Exercise instructions: Print the listing below from its opening line through the line holding "import * as", both ends included.

Information provided:

--

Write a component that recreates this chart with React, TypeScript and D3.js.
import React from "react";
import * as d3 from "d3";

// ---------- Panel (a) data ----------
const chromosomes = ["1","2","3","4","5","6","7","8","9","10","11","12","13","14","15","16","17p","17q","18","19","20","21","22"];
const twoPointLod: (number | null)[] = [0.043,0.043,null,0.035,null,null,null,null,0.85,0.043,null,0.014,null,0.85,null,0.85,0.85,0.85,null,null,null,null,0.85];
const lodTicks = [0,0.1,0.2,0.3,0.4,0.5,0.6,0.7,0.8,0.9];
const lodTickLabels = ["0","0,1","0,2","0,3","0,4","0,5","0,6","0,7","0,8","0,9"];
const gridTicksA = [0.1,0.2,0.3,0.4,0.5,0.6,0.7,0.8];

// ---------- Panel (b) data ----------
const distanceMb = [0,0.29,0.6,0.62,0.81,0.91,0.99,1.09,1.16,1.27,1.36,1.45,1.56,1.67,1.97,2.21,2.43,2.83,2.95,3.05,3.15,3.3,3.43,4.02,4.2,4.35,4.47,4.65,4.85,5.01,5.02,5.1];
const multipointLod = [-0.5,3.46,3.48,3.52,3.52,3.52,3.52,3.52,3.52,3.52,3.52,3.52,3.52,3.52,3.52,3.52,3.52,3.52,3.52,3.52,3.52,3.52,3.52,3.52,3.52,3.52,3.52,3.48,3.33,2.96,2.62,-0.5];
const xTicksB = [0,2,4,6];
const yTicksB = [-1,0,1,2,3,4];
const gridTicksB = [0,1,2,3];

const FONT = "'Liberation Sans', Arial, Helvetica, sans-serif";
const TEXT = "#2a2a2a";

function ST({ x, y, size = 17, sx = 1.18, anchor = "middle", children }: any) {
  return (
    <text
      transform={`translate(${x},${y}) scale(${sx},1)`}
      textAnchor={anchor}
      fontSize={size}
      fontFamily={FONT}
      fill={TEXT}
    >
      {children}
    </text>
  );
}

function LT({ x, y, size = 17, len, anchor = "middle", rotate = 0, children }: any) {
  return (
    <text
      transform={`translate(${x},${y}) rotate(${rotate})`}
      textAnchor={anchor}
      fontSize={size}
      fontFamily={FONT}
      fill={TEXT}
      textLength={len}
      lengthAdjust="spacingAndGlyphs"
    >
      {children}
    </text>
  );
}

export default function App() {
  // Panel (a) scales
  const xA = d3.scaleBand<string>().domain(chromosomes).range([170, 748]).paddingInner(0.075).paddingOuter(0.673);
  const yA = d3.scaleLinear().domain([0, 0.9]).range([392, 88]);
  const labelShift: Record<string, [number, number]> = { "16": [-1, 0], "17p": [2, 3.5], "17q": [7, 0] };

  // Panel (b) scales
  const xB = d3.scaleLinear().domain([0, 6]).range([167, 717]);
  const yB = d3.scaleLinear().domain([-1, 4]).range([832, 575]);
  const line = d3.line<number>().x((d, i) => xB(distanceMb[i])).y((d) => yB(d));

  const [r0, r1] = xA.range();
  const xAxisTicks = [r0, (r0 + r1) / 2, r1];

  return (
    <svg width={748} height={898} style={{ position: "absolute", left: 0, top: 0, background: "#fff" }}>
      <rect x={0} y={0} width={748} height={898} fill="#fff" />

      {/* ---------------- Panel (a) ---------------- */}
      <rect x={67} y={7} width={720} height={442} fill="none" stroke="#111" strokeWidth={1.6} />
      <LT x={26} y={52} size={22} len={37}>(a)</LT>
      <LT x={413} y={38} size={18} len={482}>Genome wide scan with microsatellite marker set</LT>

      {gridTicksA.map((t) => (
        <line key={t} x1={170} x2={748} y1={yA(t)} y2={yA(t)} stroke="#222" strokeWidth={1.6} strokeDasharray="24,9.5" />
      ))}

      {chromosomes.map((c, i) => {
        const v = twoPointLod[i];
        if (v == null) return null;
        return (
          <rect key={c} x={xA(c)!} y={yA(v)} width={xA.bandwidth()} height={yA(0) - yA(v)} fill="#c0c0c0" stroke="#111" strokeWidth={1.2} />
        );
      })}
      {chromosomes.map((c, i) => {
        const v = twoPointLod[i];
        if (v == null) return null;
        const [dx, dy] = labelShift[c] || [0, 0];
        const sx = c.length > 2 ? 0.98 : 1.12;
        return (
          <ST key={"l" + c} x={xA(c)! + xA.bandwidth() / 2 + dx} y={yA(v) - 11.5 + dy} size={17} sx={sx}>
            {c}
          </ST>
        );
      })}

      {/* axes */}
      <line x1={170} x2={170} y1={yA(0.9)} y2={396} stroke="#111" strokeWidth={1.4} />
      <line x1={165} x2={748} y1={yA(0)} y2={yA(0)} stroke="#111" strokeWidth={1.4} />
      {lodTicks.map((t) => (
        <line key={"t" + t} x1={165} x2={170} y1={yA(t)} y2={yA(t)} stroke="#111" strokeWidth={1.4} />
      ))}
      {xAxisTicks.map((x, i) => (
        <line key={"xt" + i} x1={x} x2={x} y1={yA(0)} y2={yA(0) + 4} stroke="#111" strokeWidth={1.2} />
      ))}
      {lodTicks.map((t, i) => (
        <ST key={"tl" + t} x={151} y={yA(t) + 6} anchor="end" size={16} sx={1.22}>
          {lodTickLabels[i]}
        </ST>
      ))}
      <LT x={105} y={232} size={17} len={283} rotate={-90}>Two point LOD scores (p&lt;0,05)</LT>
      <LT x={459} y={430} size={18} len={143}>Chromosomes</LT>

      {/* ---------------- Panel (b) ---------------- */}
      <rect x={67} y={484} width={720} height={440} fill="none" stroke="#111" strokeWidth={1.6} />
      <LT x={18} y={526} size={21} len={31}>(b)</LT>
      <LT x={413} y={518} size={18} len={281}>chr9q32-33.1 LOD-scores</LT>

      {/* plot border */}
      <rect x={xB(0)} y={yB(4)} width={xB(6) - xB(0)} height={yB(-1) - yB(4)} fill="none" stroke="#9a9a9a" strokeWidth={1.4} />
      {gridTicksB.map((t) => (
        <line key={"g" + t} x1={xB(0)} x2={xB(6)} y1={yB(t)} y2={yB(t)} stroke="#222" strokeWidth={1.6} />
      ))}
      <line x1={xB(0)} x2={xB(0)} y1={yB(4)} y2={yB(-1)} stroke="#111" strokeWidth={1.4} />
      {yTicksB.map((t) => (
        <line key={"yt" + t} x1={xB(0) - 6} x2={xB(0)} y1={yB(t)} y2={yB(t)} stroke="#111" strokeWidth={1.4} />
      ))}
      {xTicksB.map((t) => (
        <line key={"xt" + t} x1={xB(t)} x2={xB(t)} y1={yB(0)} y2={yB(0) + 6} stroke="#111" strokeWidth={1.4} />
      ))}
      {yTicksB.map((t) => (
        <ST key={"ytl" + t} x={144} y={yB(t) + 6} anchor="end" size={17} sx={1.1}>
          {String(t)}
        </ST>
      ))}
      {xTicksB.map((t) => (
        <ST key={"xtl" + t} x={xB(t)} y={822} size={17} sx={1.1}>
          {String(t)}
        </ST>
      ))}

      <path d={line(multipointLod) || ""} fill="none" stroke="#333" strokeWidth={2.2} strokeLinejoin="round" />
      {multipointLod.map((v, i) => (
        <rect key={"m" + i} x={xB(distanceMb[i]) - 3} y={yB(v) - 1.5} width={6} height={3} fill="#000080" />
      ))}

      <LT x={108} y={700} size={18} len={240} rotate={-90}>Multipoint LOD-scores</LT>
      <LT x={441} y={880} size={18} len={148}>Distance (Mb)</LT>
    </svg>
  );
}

--

Task answer:
Write a component that recreates this chart with React, TypeScript and D3.js.
import React from "react";
import * as d3 from "d3";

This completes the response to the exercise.